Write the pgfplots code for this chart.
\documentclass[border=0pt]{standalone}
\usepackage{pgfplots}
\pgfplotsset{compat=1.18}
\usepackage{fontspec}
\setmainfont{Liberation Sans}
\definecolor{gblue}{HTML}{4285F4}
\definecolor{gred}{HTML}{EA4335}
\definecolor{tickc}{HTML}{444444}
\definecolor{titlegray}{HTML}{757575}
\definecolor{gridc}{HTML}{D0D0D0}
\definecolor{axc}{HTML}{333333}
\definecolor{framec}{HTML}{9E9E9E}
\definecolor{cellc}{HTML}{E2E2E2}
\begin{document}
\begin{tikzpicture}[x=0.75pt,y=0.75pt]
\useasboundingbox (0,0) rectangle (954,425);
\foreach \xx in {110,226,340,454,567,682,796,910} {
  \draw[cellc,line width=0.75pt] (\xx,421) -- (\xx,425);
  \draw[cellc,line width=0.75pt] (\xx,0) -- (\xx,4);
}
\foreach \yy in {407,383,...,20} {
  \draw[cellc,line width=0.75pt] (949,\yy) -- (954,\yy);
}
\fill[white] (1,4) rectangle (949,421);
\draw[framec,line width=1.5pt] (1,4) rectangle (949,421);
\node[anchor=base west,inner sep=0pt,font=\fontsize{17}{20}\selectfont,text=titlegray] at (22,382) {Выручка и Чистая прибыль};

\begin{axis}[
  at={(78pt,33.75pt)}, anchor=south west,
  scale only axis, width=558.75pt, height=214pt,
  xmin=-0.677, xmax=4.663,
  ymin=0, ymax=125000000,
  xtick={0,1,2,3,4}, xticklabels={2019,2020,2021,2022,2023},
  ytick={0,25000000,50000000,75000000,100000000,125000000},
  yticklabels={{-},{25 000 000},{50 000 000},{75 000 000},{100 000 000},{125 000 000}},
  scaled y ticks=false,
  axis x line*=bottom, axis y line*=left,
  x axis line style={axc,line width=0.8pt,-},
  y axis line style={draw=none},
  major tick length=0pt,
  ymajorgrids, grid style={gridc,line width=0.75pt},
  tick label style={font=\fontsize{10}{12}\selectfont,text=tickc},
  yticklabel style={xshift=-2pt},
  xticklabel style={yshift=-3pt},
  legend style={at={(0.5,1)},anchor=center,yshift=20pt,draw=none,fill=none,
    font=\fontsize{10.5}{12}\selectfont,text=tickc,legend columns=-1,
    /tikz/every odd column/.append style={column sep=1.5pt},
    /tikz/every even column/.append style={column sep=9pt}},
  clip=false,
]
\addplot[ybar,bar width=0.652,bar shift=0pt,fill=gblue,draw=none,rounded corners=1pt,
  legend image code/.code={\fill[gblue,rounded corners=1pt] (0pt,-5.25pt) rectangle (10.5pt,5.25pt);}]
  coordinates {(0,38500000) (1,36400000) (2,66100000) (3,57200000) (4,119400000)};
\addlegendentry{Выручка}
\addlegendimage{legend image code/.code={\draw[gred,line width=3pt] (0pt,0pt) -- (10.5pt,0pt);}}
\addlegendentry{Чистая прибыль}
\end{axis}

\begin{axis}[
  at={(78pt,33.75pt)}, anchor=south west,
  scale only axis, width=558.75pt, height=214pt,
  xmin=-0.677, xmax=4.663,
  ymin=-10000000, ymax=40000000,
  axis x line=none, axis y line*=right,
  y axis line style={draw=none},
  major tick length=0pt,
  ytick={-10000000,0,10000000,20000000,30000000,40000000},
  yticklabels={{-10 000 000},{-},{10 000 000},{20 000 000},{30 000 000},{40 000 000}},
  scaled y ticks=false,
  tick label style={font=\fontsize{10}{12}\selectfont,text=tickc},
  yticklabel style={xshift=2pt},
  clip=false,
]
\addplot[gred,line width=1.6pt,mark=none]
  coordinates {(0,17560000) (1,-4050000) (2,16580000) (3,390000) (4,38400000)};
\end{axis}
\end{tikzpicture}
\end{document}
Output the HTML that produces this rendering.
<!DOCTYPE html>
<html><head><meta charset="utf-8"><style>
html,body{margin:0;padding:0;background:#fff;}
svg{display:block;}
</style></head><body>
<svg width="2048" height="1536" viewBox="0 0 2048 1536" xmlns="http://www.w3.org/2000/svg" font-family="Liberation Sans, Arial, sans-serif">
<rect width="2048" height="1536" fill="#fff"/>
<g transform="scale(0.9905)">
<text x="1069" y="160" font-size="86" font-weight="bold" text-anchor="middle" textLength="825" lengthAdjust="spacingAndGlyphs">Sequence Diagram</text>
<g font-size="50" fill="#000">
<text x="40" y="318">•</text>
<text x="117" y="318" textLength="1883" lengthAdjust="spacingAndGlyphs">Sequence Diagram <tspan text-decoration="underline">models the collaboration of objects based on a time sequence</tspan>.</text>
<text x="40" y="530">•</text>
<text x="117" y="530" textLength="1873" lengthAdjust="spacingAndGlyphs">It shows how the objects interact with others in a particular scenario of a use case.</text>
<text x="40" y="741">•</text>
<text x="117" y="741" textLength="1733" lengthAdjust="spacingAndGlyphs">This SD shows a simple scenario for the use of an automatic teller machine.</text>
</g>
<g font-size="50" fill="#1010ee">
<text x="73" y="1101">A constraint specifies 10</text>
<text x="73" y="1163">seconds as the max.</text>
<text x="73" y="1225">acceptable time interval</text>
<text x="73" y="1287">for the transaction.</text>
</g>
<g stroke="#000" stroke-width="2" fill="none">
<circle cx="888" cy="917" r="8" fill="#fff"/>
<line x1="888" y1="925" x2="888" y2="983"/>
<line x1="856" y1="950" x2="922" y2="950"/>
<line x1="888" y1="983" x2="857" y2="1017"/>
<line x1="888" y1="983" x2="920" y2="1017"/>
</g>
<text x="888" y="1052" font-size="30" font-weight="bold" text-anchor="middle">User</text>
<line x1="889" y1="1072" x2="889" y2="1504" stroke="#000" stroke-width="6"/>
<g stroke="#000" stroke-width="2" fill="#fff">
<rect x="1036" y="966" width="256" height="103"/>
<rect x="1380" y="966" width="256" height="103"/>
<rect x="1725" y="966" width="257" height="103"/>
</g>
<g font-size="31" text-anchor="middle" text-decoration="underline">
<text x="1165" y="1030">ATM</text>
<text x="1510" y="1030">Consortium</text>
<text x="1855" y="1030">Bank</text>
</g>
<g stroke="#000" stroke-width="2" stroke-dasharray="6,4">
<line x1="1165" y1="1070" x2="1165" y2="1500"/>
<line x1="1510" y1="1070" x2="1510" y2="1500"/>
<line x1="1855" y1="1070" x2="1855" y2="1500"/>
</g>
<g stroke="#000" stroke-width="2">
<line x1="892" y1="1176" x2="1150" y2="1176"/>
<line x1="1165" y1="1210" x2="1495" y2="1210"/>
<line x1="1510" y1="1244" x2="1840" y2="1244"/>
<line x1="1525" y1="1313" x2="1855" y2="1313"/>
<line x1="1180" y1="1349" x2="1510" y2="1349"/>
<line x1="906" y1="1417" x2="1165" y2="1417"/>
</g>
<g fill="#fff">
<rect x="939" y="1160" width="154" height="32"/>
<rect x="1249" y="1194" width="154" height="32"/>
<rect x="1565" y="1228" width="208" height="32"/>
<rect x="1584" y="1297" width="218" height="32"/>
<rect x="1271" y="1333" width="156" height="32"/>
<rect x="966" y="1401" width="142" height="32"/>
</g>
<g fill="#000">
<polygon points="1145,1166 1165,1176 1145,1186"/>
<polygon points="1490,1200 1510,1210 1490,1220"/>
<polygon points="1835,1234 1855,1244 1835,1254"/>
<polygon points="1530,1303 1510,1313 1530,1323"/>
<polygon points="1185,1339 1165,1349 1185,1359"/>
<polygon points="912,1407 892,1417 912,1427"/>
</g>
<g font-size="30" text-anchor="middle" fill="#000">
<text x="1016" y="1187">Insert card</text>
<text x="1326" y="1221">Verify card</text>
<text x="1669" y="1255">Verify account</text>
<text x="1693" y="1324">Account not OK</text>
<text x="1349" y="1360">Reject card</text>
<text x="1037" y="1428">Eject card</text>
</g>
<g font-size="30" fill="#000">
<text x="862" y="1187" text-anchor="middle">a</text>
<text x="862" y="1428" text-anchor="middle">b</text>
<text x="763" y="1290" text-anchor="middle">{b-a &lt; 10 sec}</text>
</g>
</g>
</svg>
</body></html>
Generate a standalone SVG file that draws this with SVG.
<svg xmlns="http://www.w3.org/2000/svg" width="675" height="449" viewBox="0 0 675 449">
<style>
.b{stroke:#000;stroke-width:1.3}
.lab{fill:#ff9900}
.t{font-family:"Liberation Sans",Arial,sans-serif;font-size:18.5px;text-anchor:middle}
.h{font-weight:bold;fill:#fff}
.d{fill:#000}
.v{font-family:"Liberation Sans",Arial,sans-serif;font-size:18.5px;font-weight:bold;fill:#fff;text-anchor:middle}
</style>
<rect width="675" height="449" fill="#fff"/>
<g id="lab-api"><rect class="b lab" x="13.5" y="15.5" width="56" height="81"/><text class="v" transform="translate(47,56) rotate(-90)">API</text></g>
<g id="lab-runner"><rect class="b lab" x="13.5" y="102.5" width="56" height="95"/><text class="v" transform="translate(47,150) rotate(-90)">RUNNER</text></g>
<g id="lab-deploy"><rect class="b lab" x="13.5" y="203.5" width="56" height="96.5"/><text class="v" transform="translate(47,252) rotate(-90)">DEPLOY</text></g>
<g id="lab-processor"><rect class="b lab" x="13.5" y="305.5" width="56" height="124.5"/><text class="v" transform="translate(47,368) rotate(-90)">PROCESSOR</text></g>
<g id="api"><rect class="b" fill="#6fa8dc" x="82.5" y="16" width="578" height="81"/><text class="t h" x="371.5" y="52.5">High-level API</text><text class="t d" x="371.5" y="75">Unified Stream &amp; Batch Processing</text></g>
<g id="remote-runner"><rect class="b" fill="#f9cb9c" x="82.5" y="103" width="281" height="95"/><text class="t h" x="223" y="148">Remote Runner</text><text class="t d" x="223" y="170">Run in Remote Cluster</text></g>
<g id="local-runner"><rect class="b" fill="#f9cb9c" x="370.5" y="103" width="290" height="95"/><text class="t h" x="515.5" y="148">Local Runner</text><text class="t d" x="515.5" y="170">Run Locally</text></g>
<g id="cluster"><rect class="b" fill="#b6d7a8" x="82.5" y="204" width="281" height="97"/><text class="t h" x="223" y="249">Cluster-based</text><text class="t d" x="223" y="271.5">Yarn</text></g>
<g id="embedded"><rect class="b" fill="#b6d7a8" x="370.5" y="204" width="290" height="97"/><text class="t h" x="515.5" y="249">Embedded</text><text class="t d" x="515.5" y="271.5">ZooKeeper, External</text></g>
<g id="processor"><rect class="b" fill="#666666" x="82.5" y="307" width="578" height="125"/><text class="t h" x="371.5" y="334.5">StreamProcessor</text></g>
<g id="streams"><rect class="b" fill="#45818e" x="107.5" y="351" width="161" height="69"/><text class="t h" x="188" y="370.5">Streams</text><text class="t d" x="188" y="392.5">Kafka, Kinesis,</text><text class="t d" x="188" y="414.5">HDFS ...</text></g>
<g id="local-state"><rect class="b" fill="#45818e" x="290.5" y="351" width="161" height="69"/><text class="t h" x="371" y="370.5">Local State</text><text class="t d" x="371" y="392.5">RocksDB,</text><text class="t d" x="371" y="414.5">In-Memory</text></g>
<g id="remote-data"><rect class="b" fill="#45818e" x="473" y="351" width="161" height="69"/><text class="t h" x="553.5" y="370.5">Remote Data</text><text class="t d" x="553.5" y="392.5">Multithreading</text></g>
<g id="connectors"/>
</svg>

........

*What you need to do*: From the records above, pull out each line that has "with".

*Response to the task*:
<text x="117" y="530" textLength="1873" lengthAdjust="spacingAndGlyphs">It shows how the objects interact with others in a particular scenario of a use case.</text>
Generate a standalone SVG file that draws this with SVG.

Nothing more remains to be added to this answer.